WHAT YOU SHOULD DO
Your task is to locate every line holding the string "seaborn" and to copy each of them.

INFORMATION SUPPLIED
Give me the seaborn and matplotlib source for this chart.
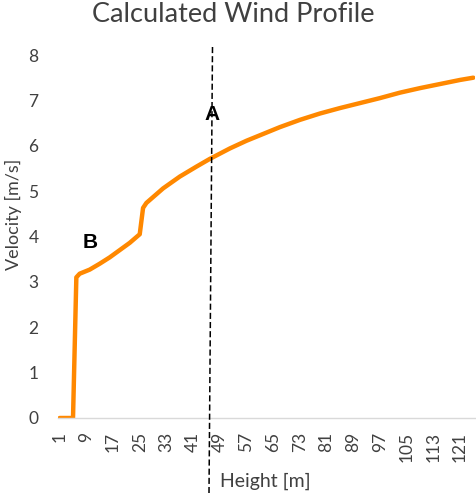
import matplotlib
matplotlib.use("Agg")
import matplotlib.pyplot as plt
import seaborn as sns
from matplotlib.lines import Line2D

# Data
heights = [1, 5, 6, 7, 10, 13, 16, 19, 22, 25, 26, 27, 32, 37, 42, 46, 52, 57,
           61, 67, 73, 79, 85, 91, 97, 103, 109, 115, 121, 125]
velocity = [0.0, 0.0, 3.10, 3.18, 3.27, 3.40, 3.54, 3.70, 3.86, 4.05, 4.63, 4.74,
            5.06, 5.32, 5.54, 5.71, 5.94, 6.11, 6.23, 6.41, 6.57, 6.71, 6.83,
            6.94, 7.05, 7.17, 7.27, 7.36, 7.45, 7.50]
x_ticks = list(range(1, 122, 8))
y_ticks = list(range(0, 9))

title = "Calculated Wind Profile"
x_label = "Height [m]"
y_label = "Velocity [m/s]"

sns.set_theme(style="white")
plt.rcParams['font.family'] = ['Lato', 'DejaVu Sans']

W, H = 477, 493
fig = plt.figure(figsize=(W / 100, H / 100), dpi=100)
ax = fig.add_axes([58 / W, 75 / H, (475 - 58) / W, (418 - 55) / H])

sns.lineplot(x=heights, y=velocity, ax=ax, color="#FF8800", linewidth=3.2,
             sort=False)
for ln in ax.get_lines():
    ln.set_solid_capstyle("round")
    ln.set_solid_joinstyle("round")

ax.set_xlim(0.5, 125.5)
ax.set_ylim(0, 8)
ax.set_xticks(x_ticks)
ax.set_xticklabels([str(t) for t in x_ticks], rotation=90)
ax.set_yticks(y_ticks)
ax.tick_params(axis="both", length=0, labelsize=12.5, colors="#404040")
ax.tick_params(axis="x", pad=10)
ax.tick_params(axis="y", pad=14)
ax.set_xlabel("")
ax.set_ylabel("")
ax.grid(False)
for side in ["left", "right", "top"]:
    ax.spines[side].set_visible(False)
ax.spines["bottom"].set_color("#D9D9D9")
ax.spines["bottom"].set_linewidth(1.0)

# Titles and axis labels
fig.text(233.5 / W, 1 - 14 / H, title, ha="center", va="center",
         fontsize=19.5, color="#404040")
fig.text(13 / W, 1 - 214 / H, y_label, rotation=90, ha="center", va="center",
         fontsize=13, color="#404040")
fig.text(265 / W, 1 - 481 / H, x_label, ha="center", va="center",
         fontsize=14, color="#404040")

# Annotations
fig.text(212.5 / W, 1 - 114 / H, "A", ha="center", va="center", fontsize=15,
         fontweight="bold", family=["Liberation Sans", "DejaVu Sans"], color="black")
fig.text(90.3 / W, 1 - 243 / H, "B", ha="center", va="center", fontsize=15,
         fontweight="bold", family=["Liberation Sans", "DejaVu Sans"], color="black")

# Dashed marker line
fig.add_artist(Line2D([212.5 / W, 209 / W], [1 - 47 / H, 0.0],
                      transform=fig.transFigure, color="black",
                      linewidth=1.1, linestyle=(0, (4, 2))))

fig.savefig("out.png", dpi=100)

REPLY TO THE EXERCISE
Give me the seaborn and matplotlib source for this chart.
import seaborn as sns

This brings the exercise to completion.